I explained that I needed to work on my laundry at the moment but that Mr. Behavior Guy was happy to help her. That did not work out so well, at first. She would not go for Mr. Behavior Guys attempts to move her away from the door to where I was doing laundry. She was giving the door a beat down. Interestingly the door was not locked, she could have come after me but she did not. In the past she would have.
He asked her to help him find the homework paper that he didn't see it etc. She said, "OH GIVE ME A BREAK YOU KNOW WHERE IT IS! I AM NOT COMING OVER THERE!" Then she continued on with the door beat down. He finally had to let her know that she needed to move to her room to calm down and that either she could go on her own or he would help her. She would not go and so he proceeded to pick her up and take her to her room. She would not let it go and proceeded to attack him. He had to put her in a hold. The Hubs was not at home and I can not handle her during a rage.
I think part of what is making Miss angry right now is that she was manipulating the teacher pretty well. Miss had figured out that recess time on Thursday was walk and talk and that she would participate whether she did her homework or not on Wednesday night. Every Wednesday night she would not bring some component of her homework home which meant that she could not complete her assignment. I e-mailed the teacher that this was going on and it would seem that Mrs. Teacher got back to enforcing her own rules. No homework, no recess time. I am completely okay with this rule because Miss is a very active child and so she is getting all the physical activity that she needs. On Thursdays she has cheer squad at school and then soccer practice in the evening. Add to that non-stop motion and she is covered in the physical activity department.

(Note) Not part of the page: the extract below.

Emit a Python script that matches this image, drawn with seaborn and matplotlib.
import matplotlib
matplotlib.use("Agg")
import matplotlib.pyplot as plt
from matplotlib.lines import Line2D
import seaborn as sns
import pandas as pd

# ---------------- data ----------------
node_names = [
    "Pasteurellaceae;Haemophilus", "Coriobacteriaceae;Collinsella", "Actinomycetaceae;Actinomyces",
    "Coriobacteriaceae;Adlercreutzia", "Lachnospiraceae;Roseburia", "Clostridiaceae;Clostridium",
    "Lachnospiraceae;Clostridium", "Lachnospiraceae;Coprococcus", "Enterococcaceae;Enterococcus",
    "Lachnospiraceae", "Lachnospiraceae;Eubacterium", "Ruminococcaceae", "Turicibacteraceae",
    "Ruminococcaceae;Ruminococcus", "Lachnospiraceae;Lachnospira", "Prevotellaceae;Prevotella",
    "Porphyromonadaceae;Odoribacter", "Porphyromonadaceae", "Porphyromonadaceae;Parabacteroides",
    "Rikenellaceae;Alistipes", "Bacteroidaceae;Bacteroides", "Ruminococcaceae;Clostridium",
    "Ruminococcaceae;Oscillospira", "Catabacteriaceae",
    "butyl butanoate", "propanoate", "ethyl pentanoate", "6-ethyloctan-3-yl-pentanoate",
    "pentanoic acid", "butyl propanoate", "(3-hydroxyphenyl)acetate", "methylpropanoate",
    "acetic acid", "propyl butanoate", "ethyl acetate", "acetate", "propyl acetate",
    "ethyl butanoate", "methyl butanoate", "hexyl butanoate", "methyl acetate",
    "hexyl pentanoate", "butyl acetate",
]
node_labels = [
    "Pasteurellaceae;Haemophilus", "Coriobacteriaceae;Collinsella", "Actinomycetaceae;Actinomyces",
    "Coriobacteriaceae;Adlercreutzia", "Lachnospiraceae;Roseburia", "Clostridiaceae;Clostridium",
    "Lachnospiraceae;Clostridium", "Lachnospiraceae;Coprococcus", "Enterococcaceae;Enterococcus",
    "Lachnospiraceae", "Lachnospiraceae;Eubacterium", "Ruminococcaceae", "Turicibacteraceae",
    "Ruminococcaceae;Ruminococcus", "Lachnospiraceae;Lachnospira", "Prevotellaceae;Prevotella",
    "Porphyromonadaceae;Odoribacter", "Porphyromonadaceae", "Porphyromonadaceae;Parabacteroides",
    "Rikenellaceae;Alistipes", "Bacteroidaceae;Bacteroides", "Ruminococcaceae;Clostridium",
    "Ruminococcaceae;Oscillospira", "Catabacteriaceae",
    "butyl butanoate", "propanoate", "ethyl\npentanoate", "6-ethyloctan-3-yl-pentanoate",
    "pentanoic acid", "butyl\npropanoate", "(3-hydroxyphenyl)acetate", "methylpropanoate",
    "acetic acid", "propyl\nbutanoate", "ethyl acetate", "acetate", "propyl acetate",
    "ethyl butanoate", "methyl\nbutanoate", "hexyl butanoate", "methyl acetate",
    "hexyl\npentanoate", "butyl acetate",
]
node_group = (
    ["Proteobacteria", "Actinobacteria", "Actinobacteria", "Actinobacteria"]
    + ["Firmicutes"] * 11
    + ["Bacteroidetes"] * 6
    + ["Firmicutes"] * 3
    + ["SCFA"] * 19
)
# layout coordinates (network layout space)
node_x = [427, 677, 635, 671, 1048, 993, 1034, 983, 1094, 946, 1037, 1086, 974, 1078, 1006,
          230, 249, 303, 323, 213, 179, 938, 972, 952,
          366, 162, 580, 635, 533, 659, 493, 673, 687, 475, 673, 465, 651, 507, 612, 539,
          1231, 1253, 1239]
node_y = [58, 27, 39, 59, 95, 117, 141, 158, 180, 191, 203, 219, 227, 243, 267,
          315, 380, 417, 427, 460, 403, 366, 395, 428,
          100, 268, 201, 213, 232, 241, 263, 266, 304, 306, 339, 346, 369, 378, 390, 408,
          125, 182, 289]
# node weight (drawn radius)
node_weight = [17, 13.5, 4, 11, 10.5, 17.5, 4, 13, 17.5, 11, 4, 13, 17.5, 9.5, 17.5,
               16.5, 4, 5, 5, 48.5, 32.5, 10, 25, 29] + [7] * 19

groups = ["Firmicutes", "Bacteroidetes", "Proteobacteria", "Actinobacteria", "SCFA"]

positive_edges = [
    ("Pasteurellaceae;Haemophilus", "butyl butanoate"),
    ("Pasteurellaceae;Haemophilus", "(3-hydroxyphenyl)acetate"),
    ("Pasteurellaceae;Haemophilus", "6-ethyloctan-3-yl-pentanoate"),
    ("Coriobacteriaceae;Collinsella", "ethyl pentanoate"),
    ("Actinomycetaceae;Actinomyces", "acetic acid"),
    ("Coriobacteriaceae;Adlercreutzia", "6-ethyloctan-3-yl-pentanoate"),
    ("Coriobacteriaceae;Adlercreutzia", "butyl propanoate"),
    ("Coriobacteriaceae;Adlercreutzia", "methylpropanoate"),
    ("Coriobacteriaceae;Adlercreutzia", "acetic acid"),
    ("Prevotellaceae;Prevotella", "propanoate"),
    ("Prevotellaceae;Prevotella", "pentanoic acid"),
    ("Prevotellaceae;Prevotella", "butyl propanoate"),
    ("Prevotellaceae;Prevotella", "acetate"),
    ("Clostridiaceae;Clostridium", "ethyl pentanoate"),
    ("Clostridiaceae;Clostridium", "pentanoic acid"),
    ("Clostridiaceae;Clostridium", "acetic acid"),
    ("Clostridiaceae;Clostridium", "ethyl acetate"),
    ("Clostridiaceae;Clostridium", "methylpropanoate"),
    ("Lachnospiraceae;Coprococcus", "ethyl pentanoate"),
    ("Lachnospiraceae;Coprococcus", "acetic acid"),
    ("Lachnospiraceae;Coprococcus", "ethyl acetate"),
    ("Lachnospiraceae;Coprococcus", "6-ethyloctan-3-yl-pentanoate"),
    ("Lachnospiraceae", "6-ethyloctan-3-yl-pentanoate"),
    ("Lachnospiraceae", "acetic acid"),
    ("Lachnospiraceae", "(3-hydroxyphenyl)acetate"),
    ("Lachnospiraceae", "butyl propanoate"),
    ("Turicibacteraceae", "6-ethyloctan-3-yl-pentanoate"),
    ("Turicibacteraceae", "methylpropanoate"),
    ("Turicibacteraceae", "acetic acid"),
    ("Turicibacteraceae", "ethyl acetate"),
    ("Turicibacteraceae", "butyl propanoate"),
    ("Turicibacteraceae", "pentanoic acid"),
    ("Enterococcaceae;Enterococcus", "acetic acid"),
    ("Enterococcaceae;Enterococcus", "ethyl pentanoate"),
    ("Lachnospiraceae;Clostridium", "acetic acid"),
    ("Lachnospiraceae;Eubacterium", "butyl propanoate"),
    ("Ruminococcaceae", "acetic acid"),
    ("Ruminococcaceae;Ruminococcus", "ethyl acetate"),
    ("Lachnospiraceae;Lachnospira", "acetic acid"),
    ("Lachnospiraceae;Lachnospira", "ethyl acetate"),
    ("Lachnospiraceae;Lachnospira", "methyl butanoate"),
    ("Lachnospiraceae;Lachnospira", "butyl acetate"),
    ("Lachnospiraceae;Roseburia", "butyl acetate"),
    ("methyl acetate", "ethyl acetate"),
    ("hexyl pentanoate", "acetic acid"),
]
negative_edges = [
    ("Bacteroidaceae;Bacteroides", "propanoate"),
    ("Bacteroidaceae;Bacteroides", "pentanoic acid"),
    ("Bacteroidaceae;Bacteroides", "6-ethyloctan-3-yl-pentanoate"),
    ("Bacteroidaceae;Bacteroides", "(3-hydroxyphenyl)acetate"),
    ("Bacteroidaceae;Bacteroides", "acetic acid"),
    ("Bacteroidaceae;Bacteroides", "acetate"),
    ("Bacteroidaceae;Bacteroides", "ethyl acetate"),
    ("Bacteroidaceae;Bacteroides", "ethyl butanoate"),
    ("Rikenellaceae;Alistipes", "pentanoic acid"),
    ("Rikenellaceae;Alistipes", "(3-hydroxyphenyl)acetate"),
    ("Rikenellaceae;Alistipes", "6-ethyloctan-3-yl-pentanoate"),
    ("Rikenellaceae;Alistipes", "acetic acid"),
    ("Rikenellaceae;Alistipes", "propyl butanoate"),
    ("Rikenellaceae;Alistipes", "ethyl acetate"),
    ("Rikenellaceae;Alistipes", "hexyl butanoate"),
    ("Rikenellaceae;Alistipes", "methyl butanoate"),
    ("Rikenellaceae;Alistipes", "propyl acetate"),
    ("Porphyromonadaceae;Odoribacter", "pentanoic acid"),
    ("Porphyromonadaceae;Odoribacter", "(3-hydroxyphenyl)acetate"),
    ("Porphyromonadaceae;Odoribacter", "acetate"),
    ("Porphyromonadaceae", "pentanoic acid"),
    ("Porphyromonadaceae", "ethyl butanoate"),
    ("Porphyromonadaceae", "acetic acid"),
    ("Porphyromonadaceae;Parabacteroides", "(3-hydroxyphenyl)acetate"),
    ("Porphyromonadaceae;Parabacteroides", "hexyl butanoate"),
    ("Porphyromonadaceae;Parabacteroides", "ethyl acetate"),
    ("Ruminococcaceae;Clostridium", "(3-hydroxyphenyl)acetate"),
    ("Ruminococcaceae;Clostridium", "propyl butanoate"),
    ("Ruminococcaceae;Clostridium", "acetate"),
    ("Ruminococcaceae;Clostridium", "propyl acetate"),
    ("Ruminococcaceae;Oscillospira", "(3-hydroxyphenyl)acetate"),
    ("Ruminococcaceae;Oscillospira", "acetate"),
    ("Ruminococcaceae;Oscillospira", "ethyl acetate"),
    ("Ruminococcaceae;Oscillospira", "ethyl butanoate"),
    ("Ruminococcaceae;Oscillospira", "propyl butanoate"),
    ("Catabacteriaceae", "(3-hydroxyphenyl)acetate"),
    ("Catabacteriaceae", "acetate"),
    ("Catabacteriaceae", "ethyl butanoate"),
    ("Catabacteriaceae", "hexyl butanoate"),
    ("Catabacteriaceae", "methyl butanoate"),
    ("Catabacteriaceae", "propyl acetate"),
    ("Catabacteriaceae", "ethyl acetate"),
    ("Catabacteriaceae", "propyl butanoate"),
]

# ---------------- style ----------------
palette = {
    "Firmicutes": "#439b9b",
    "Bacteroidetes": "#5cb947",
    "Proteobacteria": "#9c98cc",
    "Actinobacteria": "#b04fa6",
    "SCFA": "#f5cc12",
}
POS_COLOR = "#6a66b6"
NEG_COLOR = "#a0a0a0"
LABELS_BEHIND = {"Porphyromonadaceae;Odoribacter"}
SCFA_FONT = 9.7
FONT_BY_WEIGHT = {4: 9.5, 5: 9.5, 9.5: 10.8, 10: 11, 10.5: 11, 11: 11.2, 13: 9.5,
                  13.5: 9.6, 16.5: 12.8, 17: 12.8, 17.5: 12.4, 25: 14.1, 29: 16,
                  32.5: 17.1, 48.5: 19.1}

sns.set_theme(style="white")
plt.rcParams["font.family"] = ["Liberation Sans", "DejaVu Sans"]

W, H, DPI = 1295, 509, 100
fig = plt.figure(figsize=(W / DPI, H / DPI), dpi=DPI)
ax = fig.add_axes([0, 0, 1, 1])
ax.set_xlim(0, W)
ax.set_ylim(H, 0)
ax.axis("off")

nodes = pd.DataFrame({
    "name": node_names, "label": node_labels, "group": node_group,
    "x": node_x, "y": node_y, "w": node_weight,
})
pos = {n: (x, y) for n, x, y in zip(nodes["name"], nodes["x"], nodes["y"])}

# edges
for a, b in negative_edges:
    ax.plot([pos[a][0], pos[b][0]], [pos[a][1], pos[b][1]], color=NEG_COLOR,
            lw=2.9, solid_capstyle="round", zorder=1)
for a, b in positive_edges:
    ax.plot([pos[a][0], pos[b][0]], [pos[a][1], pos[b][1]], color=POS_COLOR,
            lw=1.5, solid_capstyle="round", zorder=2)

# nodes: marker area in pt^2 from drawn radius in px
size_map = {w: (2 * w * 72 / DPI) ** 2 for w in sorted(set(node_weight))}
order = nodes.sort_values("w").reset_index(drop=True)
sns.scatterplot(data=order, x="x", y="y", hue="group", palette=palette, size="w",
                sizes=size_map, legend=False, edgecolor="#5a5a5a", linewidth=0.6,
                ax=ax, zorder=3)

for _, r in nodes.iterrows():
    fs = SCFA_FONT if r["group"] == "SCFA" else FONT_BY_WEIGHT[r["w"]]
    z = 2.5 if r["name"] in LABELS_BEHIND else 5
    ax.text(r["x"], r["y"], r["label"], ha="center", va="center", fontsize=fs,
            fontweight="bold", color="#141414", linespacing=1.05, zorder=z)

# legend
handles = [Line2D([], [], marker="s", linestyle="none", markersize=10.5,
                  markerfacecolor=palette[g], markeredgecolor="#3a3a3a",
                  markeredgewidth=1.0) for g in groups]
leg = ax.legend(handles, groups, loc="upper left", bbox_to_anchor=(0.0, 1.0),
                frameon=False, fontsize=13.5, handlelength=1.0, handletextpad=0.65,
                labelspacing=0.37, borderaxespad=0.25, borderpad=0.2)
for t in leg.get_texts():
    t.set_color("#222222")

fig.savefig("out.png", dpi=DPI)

Mr. is working on "Using Nice Words" to express his needs.
Lil Bro is sick again and on antibiotics. He has a sinus infection that has turned into a double ear infection. It has not slowed him down in the least. He has surgery scheduled for March 29th to have his tonsils and adenoids removed. I am worried but know that it is necessary.
Big Sis is holding steady as the "easy one". Schooling at home is going well. This week she was able to have an outing with some other friends who also school at home and they went to a veterinarian office for a tour.

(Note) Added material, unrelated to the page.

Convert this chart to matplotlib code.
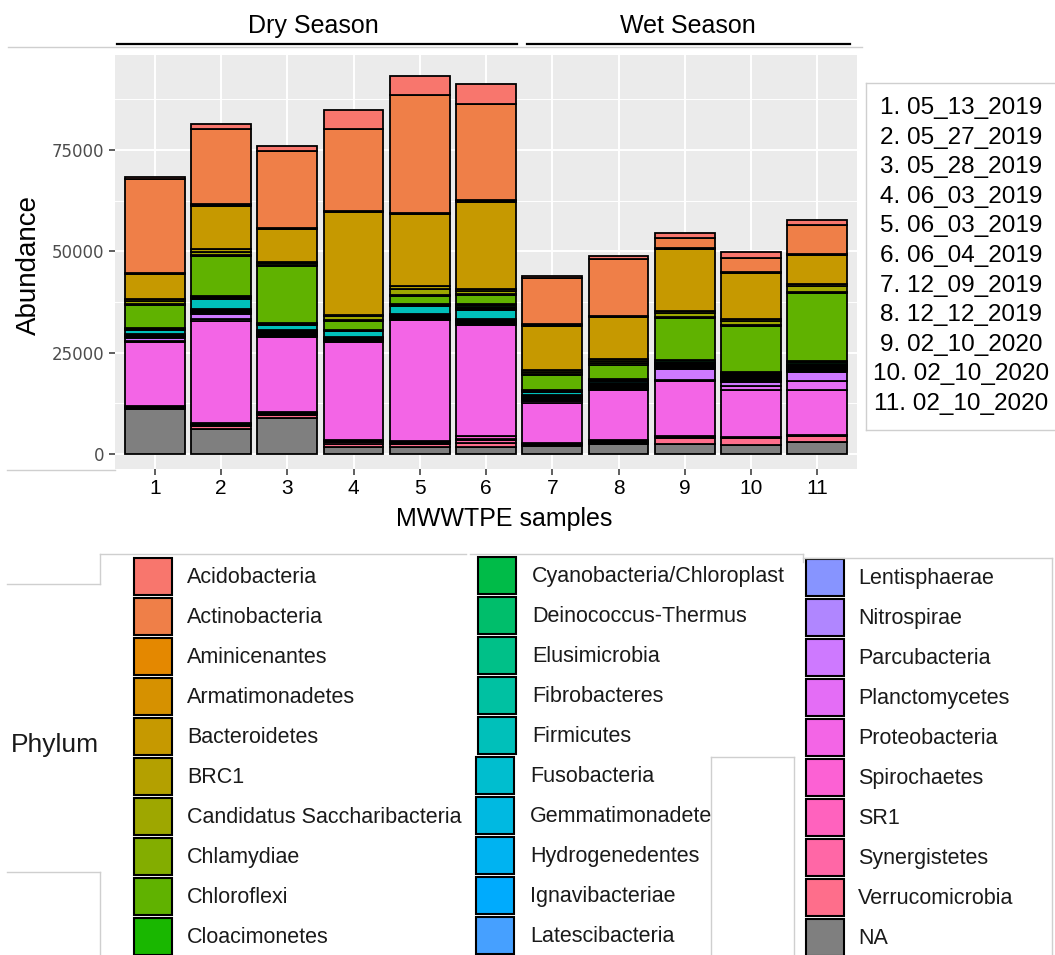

I get to be the assistant soccer coach by default. The other parents who said that they would do it puttered out. Go me! I have unofficially diagnosed one player as being on the autism spectrum and he and I do fine together. And another player seems very ADHD to me. He and I keep busy when he is on the bench by crowing like a rooster. Whatever works! Lil Bro is a great little player when he is paying attention, he is often distracted. The little girl on the team is quiet and shy but she loves attention from the coach. And then we have one natural little soccer player who had never seen a soccer ball before this season but he is doing awesome.
I doubt that we will get suckered into coaching in the future but I must say it has all gone well thus far.